Tuesday, January 10, 2017
Evelyn Waugh's first novel Decline and Fall was published in 1928, almost ninety years ago. And it focuses intensely on the English social and class system of its day -- as it was already beginning to crumble around the edges under the weight of modernity, the Great War, and the pressure of an unsustainable empire. I read it first in the mid '90s, in my own mid twenties. And I suspect I found it pleasant and amusing, since I went on to read most of the rest of Waugh over the next couple of years.
This time, though, I can see the knives more clearly as Waugh plunges them in. I'm not expert enough in the period to know which of the things he presents basically straight and which he outrageously exaggerates, but I suspect the exaggeration is not actually all that outrageous. But you should know this about Waugh: his early books are vicious and unrelenting, and if you don't see that (as I didn't, the first time around), you're missing some context.
Paul Pennyfeather is our hero, a harmless young man studying to be a parson at Scone College, Oxford.
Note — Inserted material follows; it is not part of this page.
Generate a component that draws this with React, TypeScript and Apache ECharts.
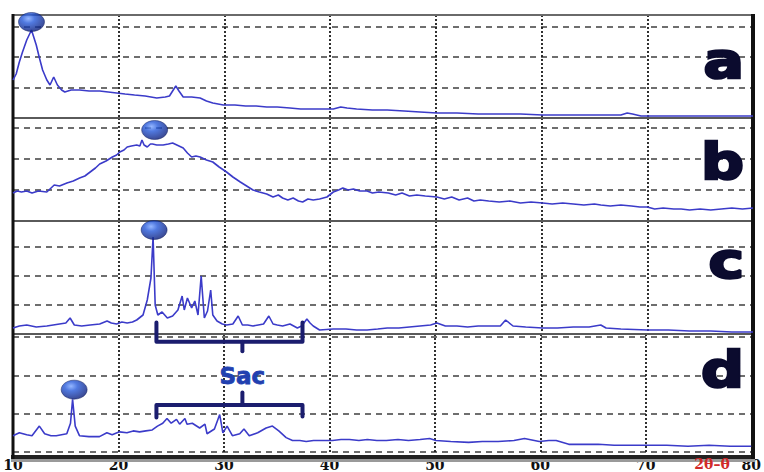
import React, { useEffect, useRef } from "react";
import * as echarts from "echarts";

// 2θ axis range and tick step
const angleMin = 10;
const angleMax = 80;
const angleStep = 10;

// Diffraction patterns, [2θ, intensity (a.u.)]
const patternA: [number, number][] = [
  [10.0, 38], [10.3, 44], [10.6, 56], [10.9, 66], [11.3, 78], [11.75, 88], [12.2, 73], [12.5, 60],
  [12.8, 48], [13.2, 38], [13.5, 33], [13.85, 41], [14.2, 33], [14.6, 28], [14.9, 26], [15.5, 28],
  [16.3, 28], [17.2, 27], [18.2, 27], [19.0, 26], [19.8, 25], [20.6, 24], [21.5, 23], [22.5, 22],
  [23.6, 20], [24.4, 21], [24.8, 22], [25.1, 27], [25.4, 32], [25.7, 27], [26.1, 21], [26.9, 21],
  [27.7, 20], [28.3, 17], [28.9, 15], [29.9, 13], [31.0, 13], [32.0, 12], [33.0, 12], [34.0, 11],
  [35.0, 11], [36.2, 10], [37.2, 9], [38.5, 9], [40.3, 9], [41.0, 11], [41.6, 10], [42.5, 9],
  [44.0, 8], [45.4, 8], [47.0, 7], [48.5, 6], [50.1, 5], [52.0, 5], [54.0, 4], [56.0, 4],
  [58.0, 4], [60.1, 3], [62.0, 3], [64.0, 3], [66.0, 3], [67.5, 3], [68.1, 5], [68.6, 4],
  [69.4, 2], [72.0, 2], [75.0, 2], [78.0, 2], [80.0, 2],
];

const patternB: [number, number][] = [
  [10.0, 28], [10.4, 30], [10.8, 29], [11.3, 30], [11.8, 28], [12.4, 30], [13.2, 29], [13.6, 33],
  [13.9, 36], [14.4, 35], [15.1, 38], [15.7, 40], [16.3, 43], [16.8, 45], [17.3, 49], [17.8, 53],
  [18.2, 57], [18.8, 60], [19.4, 64], [19.8, 66], [20.1, 69], [20.5, 71], [20.8, 74], [21.2, 75],
  [21.7, 76], [22.0, 75], [22.2, 81], [22.4, 76], [22.7, 74], [23.0, 77], [23.2, 77], [23.6, 76],
  [24.2, 76], [24.7, 77], [25.1, 78], [25.5, 76], [26.1, 73], [26.5, 68], [26.9, 64], [27.3, 65],
  [27.7, 64], [28.3, 61], [28.9, 59], [29.5, 54], [30.2, 49], [30.8, 44], [31.5, 39], [32.1, 35],
  [32.7, 31], [33.3, 29], [34.0, 27], [34.6, 24], [35.1, 26], [35.5, 23], [36.0, 21], [36.5, 23],
  [37.0, 20], [37.4, 19], [37.9, 22], [38.4, 21], [39.0, 22], [39.7, 24], [40.3, 29], [40.8, 31],
  [41.2, 33], [41.7, 31], [42.2, 32], [42.8, 30], [43.5, 30], [44.0, 28], [44.6, 29], [45.5, 28],
  [46.2, 26], [46.8, 28], [47.5, 25], [48.2, 26], [49.0, 25], [50.1, 24], [50.8, 22], [51.5, 24],
  [52.2, 21], [53.0, 23], [53.6, 20], [54.2, 21], [55.0, 20], [56.0, 19], [57.0, 20], [58.0, 18],
  [59.0, 19], [60.1, 18], [61.0, 17], [62.0, 18], [63.0, 17], [64.0, 16], [65.0, 17], [65.6, 16],
  [66.5, 15], [67.5, 16], [68.5, 15], [69.3, 14], [70.0, 14], [70.7, 12], [71.5, 13], [72.5, 12],
  [73.2, 12], [74.0, 11], [75.0, 12], [76.0, 11], [77.0, 12], [78.0, 13], [79.0, 12], [80.0, 13],
];

const patternC: [number, number][] = [
  [10.0, 6], [10.6, 8], [11.3, 9], [12.2, 7], [13.2, 8], [13.8, 9], [14.4, 10], [15.0, 11],
  [15.4, 16], [15.8, 9], [16.5, 8], [17.3, 9], [18.2, 10], [18.9, 13], [19.3, 11], [19.8, 10],
  [20.3, 12], [20.8, 11], [21.3, 12], [21.7, 14], [22.3, 19], [22.7, 34], [23.05, 56], [23.25, 97],
  [23.45, 29], [23.7, 19], [24.1, 22], [24.6, 16], [25.1, 18], [25.6, 24], [26.0, 38], [26.2, 24],
  [26.5, 36], [26.9, 26], [27.2, 33], [27.5, 19], [27.8, 58], [28.1, 16], [28.4, 23], [28.7, 44],
  [28.9, 19], [29.3, 13], [29.8, 10], [30.2, 9], [30.8, 10], [31.3, 18], [31.7, 9], [32.2, 9],
  [32.7, 8], [33.2, 9], [33.7, 10], [34.2, 18], [34.6, 10], [35.0, 9], [35.5, 8], [36.2, 10],
  [36.9, 6], [37.3, 8], [37.8, 15], [38.1, 11], [38.4, 8], [39.0, 4], [40.3, 5], [41.5, 5],
  [42.5, 4], [43.5, 4], [44.5, 5], [45.4, 6], [46.5, 6], [47.5, 7], [48.5, 8], [49.5, 9],
  [50.1, 11], [50.9, 8], [52.0, 8], [53.0, 7], [54.0, 8], [55.0, 8], [56.1, 8], [56.6, 14],
  [57.3, 8], [58.5, 7], [60.1, 6], [61.5, 6], [63.0, 7], [64.5, 7], [65.6, 9], [66.1, 6],
  [67.5, 5], [70.0, 4], [72.0, 4], [74.0, 3], [76.0, 3], [78.0, 2], [80.0, 2],
];

const patternD: [number, number][] = [
  [10.0, 17], [10.6, 20], [11.3, 18], [11.8, 17], [12.5, 27], [13.0, 19], [13.6, 17], [14.1, 17],
  [15.1, 19], [15.45, 30], [15.65, 55], [15.9, 27], [16.3, 17], [17.2, 16], [18.2, 16], [18.9, 20],
  [19.4, 18], [20.1, 21], [20.8, 20], [21.4, 22], [22.0, 21], [22.6, 22], [23.2, 23], [23.7, 27],
  [24.2, 30], [24.6, 35], [25.0, 30], [25.5, 34], [25.8, 29], [26.3, 35], [26.5, 29], [27.0, 30],
  [27.7, 25], [28.2, 29], [28.4, 19], [29.1, 24], [29.6, 39], [29.9, 20], [30.3, 27], [30.8, 17],
  [31.5, 19], [31.9, 24], [32.4, 17], [33.2, 20], [34.0, 25], [34.6, 27], [35.2, 22], [35.9, 15],
  [36.5, 12], [37.2, 12], [37.8, 11], [38.5, 12], [39.1, 12], [40.3, 12], [41.1, 13], [41.9, 13],
  [42.8, 12], [43.6, 13], [44.5, 12], [45.4, 12], [46.5, 13], [47.5, 12], [48.6, 13], [49.5, 14],
  [50.1, 12], [51.5, 11], [53.2, 10], [54.5, 11], [56.0, 11], [57.5, 12], [58.5, 14], [59.9, 11],
  [60.8, 12], [61.5, 12], [62.7, 8], [64.0, 8], [65.5, 8], [67.0, 7], [68.5, 7], [70.0, 7],
  [72.0, 7], [74.0, 6], [76.0, 7], [78.0, 6], [80.0, 6],
];

// Marked reflections (ball markers), [2θ, intensity]
const markerA: [number, number][] = [[11.75, 96]];
const markerB: [number, number][] = [[23.4, 91]];
const markerC: [number, number][] = [[23.35, 104]];
const markerD: [number, number][] = [[15.8, 65]];

const panelLetters = ["a", "b", "c", "d"];
const bracketLabel = "Sac";
const bracketSpan = [23.6, 37.45];
const bracketMid = 31.75;
const axisTitle = "2θ–θ";

// Stacked panel layout
const PLOT_LEFT = 13;
const PLOT_RIGHT = 753;
const panels = [
  { top: 15, height: 103, step: 30.5 },
  { top: 118, height: 103, step: 31 },
  { top: 221, height: 113, step: 29 },
  { top: 334, height: 123, step: 40 },
];
const PLOT_BOTTOM = 457;
const letterBaselines = [61, 162, 261, 370];

const patterns = [patternA, patternB, patternC, patternD];
const markers = [markerA, markerB, markerC, markerD];

export default function App() {
  const ref = useRef<HTMLDivElement>(null);

  useEffect(() => {
    if (!ref.current) return;
    const chart = echarts.init(ref.current, undefined, { renderer: "svg" });

    const ballColor = new echarts.graphic.RadialGradient(0.38, 0.32, 0.7, [
      { offset: 0, color: "#7aa4ff" },
      { offset: 0.35, color: "#2558d8" },
      { offset: 1, color: "#0a1c78" },
    ]);

    const grids = panels.map((p) => ({
      left: PLOT_LEFT,
      right: 764 - PLOT_RIGHT,
      top: p.top,
      height: p.height,
      containLabel: false,
    }));

    const xAxes = panels.map((_, i) => ({
      type: "value",
      gridIndex: i,
      min: angleMin,
      max: angleMax,
      interval: angleStep,
      axisLine: { show: false },
      axisTick: { show: false },
      axisLabel: {
        show: i === panels.length - 1,
        margin: 6,
        color: "#111",
        fontFamily: "DejaVu Serif",
        fontWeight: "bold",
        fontSize: 14,
        showMinLabel: true,
        showMaxLabel: true,
      },
      splitLine: {
        show: true,
        lineStyle: { color: "#1a1a1a", width: 1.8, type: [2, 2] },
      },
    }));

    const yAxes = panels.map((p, i) => ({
      type: "value",
      gridIndex: i,
      min: 0,
      max: p.height,
      interval: p.step,
      axisLine: { show: false },
      axisTick: { show: false },
      axisLabel: { show: false },
      splitLine: {
        show: true,
        lineStyle: { color: "#6e6e6e", width: 2, type: [6, 5] },
      },
    }));

    const lineSeries = patterns.map((data, i) => ({
      type: "line",
      xAxisIndex: i,
      yAxisIndex: i,
      data,
      showSymbol: false,
      smooth: false,
      z: 3,
      lineStyle: { color: "#3b3bc9", width: 1.6 },
    }));

    const ballSeries = markers.map((data, i) => ({
      type: "scatter",
      xAxisIndex: i,
      yAxisIndex: i,
      data,
      symbol: "circle",
      symbolSize: [26, 19],
      clip: false,
      z: 5,
      itemStyle: { color: ballColor, borderColor: "#08165a", borderWidth: 0.6 },
    }));

    chart.setOption({
      animation: false,
      backgroundColor: "#ffffff",
      grid: grids,
      xAxis: xAxes,
      yAxis: yAxes,
      series: [...lineSeries, ...ballSeries],
    });

    // Sac brackets drawn in data space of the lowest panel
    const last = panels.length - 1;
    const px = (x: number, y: number) =>
      chart.convertToPixel({ gridIndex: last } as any, [x, y]) as number[];

    const upperL = px(bracketSpan[0], 135);
    const upperLc = px(bracketSpan[0], 115);
    const upperRc = px(bracketSpan[1], 115);
    const upperR = px(bracketSpan[1], 135);
    const upperMidA = px(bracketMid, 115);
    const upperMidB = px(bracketMid, 105);

    const lowerL = px(bracketSpan[0], 36);
    const lowerLc = px(bracketSpan[0], 49);
    const lowerRc = px(bracketSpan[1], 49);
    const lowerR = px(bracketSpan[1], 37);
    const lowerMidA = px(bracketMid, 49);
    const lowerMidB = px(bracketMid, 62);
    const labelPos = px(bracketMid, 79);

    const bracketStyle = {
      stroke: "#1b1d6e",
      lineWidth: 4,
      lineJoin: "round",
      lineCap: "round",
      fill: null,
    };

    const frame: any[] = [];
    frame.push({
      type: "line",
      z: 1,
      shape: { x1: PLOT_LEFT, y1: panels[0].top, x2: PLOT_RIGHT, y2: panels[0].top },
      style: { stroke: "#6a6a6a", lineWidth: 2 },
    });
    panels.slice(1).forEach((p) => {
      frame.push({
        type: "line",
        z: 1,
        shape: { x1: PLOT_LEFT, y1: p.top, x2: PLOT_RIGHT, y2: p.top },
        style: { stroke: "#5a5a5a", lineWidth: 2 },
      });
    });
    frame.push({
      type: "line",
      z: 1,
      shape: { x1: PLOT_LEFT - 2, y1: PLOT_BOTTOM + 3.5, x2: PLOT_RIGHT + 2, y2: PLOT_BOTTOM + 3.5 },
      style: { stroke: "#9a9a9a", lineWidth: 3 },
    });
    frame.push({
      type: "line",
      z: 1,
      shape: { x1: PLOT_LEFT - 2, y1: PLOT_BOTTOM, x2: PLOT_RIGHT + 2, y2: PLOT_BOTTOM },
      style: { stroke: "#222", lineWidth: 4 },
    });
    frame.push({
      type: "line",
      z: 1,
      shape: { x1: PLOT_LEFT, y1: panels[0].top - 1, x2: PLOT_LEFT, y2: PLOT_BOTTOM + 2 },
      style: { stroke: "#111", lineWidth: 3 },
    });
    frame.push({
      type: "line",
      z: 1,
      shape: { x1: PLOT_RIGHT, y1: panels[0].top - 1, x2: PLOT_RIGHT, y2: PLOT_BOTTOM + 2 },
      style: { stroke: "#111", lineWidth: 4 },
    });

    const letters = panelLetters.map((t, i) => ({
      type: "text",
      z: 10,
      x: 744,
      y: letterBaselines[i],
      scaleX: 1.2,
      style: {
        text: t,
        fill: "#0b0b2e",
        stroke: "#0b0b2e",
        lineWidth: 2.5,
        font: "bold 50px 'DejaVu Sans'",
        align: "right",
        verticalAlign: "middle",
        shadowColor: "rgba(0,0,0,0.55)",
        shadowBlur: 3,
        shadowOffsetX: -3,
        shadowOffsetY: 3,
      },
    }));

    const brackets = [
      { type: "polyline", z: 6, shape: { points: [upperL, upperLc, upperRc, upperR] }, style: bracketStyle },
      { type: "line", z: 6, shape: { x1: upperMidA[0], y1: upperMidA[1], x2: upperMidB[0], y2: upperMidB[1] }, style: bracketStyle },
      { type: "polyline", z: 6, shape: { points: [lowerL, lowerLc, lowerRc, lowerR] }, style: bracketStyle },
      { type: "line", z: 6, shape: { x1: lowerMidA[0], y1: lowerMidA[1], x2: lowerMidB[0], y2: lowerMidB[1] }, style: bracketStyle },
      {
        type: "text",
        z: 6,
        x: labelPos[0],
        y: labelPos[1],
        style: {
          text: bracketLabel,
          fill: "#2140b0",
          stroke: "#2140b0",
          lineWidth: 0.8,
          font: "bold 23px 'DejaVu Sans'",
          align: "center",
          verticalAlign: "middle",
        },
      },
    ];

    const title = {
      type: "text",
      z: 10,
      x: 712,
      y: 464,
      style: {
        text: axisTitle,
        fill: "#d12a2a",
        font: "bold 14px 'DejaVu Serif'",
        align: "center",
        verticalAlign: "middle",
      },
    };

    chart.setOption({ graphic: [...frame, ...letters, ...brackets, title] });

    return () => chart.dispose();
  }, []);

  return (
    <div
      ref={ref}
      style={{ position: "fixed", left: 0, top: 0, width: 764, height: 472, background: "#fff" }}
    />
  );
}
But there's a night of drunken mischief -- for traditional reasons, by a long-established group of high-ranking and high-spirited young men -- and Paul is sent down in disgrace for having the bad luck to get in their way. This leads to his traditional journey of the naif through strange places and meetings with various scoundrels and knaves. As one would expect in an English novel, Paul's essential good nature at first leads him to increasing successes: first a job as a schoolmaster and then quickly engaged to a rich, beautiful young heiress.
But the world Paul is traveling through is tougher and nastier than a would-be parson can easily navigate. And the book is called "Decline and Fall." And that heiress's fortune does not come through a source that society wants to think about. So Paul does decline, and falls, but keeps meeting the same few people at every stage of his journey.
In the end, he ends up right where he belongs: this is actually one of Waugh's sunnier novels, with something like a happy ending. And that ending might help some readers to miss the satire along the way -- as I say, I think I missed a lot of it the first time around and I'm sure I still missed many specifics this time. But early Waugh is one of the great nasty writers of all time, and his books are particularly good for those who spend too much time watching PBS costume dramas about the struggles of the deserving rich, with their four-hour dinners and their endless plans for advantageous marriages.